Le dossier pédagogique dont on trouvera un court extrait ci-dessous s'adresse aux enseignants du secondaire qui verront le film Traffic avec leurs élèves (entre quinze et dix-huit ans environ). Ils contient plusieurs animations qui pourront être rapidement mises en oeuvre en classe après la vision du film.

La structure du film

Traffic de Steven Soderbergh se présente immédiatement comme un film original, en particulier du point de vue de sa narration qui est éclatée entre plusieurs récits se déroulant en différents lieux et mettant en scène un grand nombre de personnages. Est-il alors possible de reconstruire la structure d'ensemble du film, de se représenter de manière cohérente ce qui se présente de prime abord de façon fragmentée et dispersée? Et comment en particulier peut-on relier les différentes histoires mises en scène? Ces histoires sont-elles indépendantes les unes des autres ou bien sont-elles porteuses d'une signification commune plus ou moins implicite?

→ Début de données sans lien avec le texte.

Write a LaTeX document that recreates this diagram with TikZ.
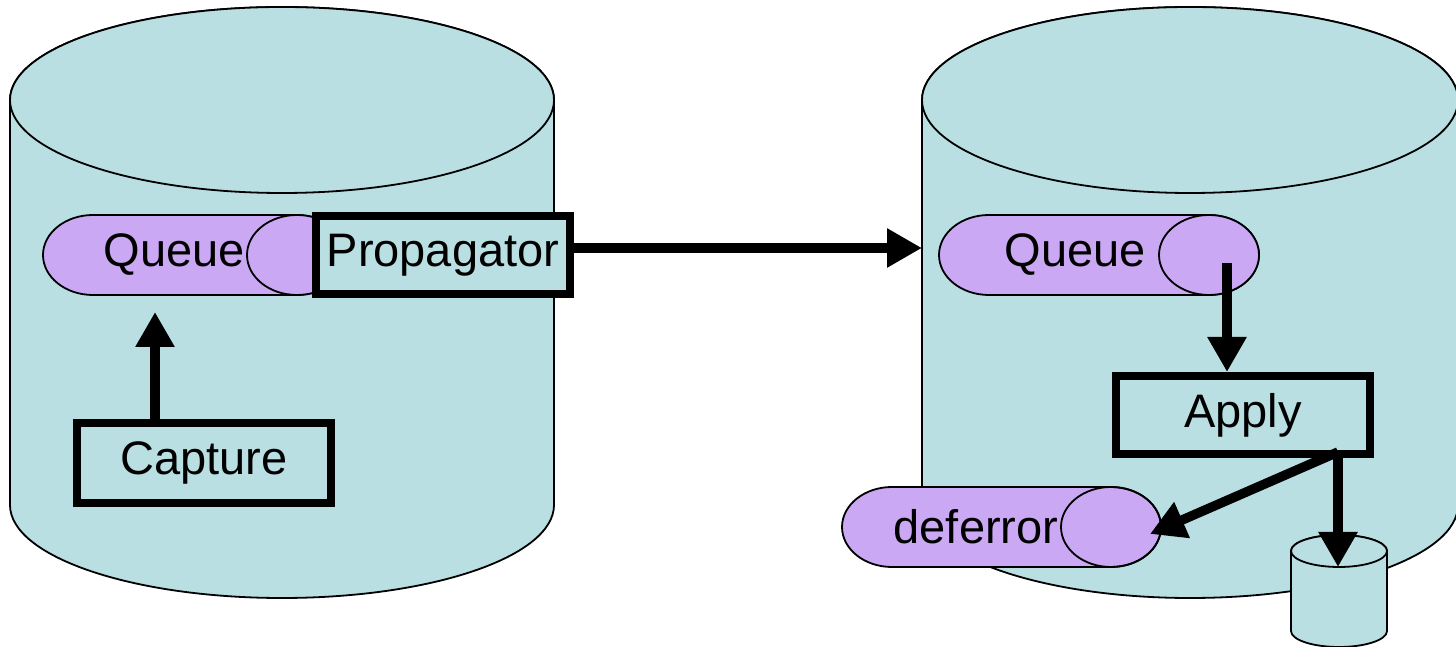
\documentclass[tikz,border=0pt]{standalone}
\usepackage{fontspec}
\setmainfont{Liberation Sans}
\usetikzlibrary{arrows.meta}
\definecolor{cyl}{RGB}{185,223,226}
\definecolor{pill}{RGB}{203,168,243}
\tikzset{
  outl/.style={draw=black, line width=1.8pt, fill=cyl},
  pillst/.style={draw=black, line width=1.8pt, fill=pill},
  procbox/.style={draw=black, line width=8pt, fill=cyl, inner sep=0pt, minimum width=254pt, font=\fontsize{47}{56}\selectfont},
  lbl/.style={inner sep=0pt, font=\fontsize{47}{56}\selectfont},
  flow/.style={line width=9.5pt, -{Triangle[length=35pt,width=37pt]}},
}
\begin{document}
\begin{tikzpicture}[x=1pt,y=1pt]
\useasboundingbox (0,0) rectangle (1456,647);
% left cylinder
\path[outl] (10,547) -- (10,142) arc[start angle=180,end angle=360,x radius=272pt,y radius=93pt] -- (554,547) arc[start angle=0,end angle=180,x radius=272pt,y radius=93pt] -- cycle;
\path[outl] (282,547) ellipse[x radius=272pt,y radius=93pt];
% right cylinder
\path[outl] (922,547) -- (922,142) arc[start angle=180,end angle=360,x radius=268pt,y radius=93pt] -- (1458,547) arc[start angle=0,end angle=180,x radius=268pt,y radius=93pt] -- cycle;
\path[outl] (1190,547) ellipse[x radius=268pt,y radius=93pt];
% left queue
\path[pillst] (93,432) -- (297,432) arc[start angle=90,end angle=-90,x radius=50pt,y radius=40pt] -- (93,352) arc[start angle=270,end angle=90,x radius=50pt,y radius=40pt] -- cycle;
\path[pillst] (297,392) ellipse[x radius=50pt,y radius=40pt];
\node[lbl] (q1) at (174,392) {Queue};
% right queue
\path[pillst] (989,432) -- (1209,432) arc[start angle=90,end angle=-90,x radius=50pt,y radius=40pt] -- (989,352) arc[start angle=270,end angle=90,x radius=50pt,y radius=40pt] -- cycle;
\path[pillst] (1209,392) ellipse[x radius=50pt,y radius=40pt];
\node[lbl] (q2) at (1075,392) {Queue};
% boxes
\node[procbox, minimum height=78pt] (prop) at (443,392) {Propagator};
\node[procbox, minimum height=80pt] (cap) at (204,184) {Capture};
\node[procbox, minimum height=78pt] (apply) at (1243,232) {Apply};
% deferror
\path[pillst] (892,160) -- (1111,160) arc[start angle=90,end angle=-90,x radius=50pt,y radius=40pt] -- (892,80) arc[start angle=270,end angle=90,x radius=50pt,y radius=40pt] -- cycle;
\node[lbl] (def) at (976,120) {deferror};
\path[draw=black, line width=1.8pt] (1111,120) ellipse[x radius=50pt,y radius=40pt];
% small cylinder
\path[outl] (1291,96) -- (1291,16) arc[start angle=180,end angle=360,x radius=48pt,y radius=16pt] -- (1387,96) arc[start angle=0,end angle=180,x radius=48pt,y radius=16pt] -- cycle;
\path[outl] (1339,96) ellipse[x radius=48pt,y radius=16pt];
% connector points
\coordinate (q1in) at (155,335);
\coordinate (rin) at (922,399);
\coordinate (q2out) at (1227,384);
\coordinate (aout) at (1338,195);
\coordinate (defin) at (1150,113);
\coordinate (dbin) at (1338,80);
% arrows
\draw[flow] (q1in |- cap.north) -- (q1in);
\draw[flow] (prop.east |- rin) -- (rin);
\draw[flow] (q2out) -- (q2out |- apply.north);
\draw[flow] (aout) -- (defin);
\draw[flow] (aout) -- (dbin);
\end{tikzpicture}
\end{document}
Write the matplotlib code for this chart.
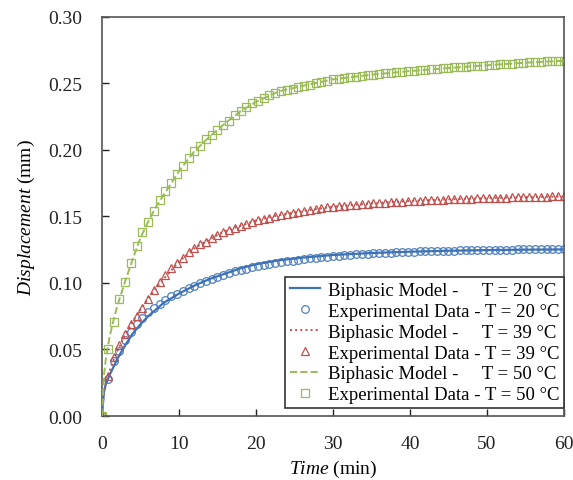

La question de la structure du film débouche ainsi rapidement sur celle de sa signification.

Objectifs

  • Prendre une vue d'ensemble du film
  • Réfléchir de façon approfondie sur la signification du film

Méthode

  • Construire une représentation graphique d'ensemble du film
  • À partir de cette représentation graphique, trouver les points de ressemblance mais aussi les différences entre les principaux épisodes filmiques

Déroulement et commentaires

Construire un graphique

Plutôt que de lancer une discussion générale sur le film, il peut être intéressant de proposer aux jeunes spectateurs (qui seront sans doute âgés de plus de quinze ans) de construire une représentation graphique du film. Une telle représentation peut avoir une valeur heuristique car elle suppose, pour être menée à bien, que l'on dégage des traits pertinents permettant à la fois de rassembler un grand nombre d'éléments filmiques mais également de les opposer en grands ensembles suffisamment cohérents.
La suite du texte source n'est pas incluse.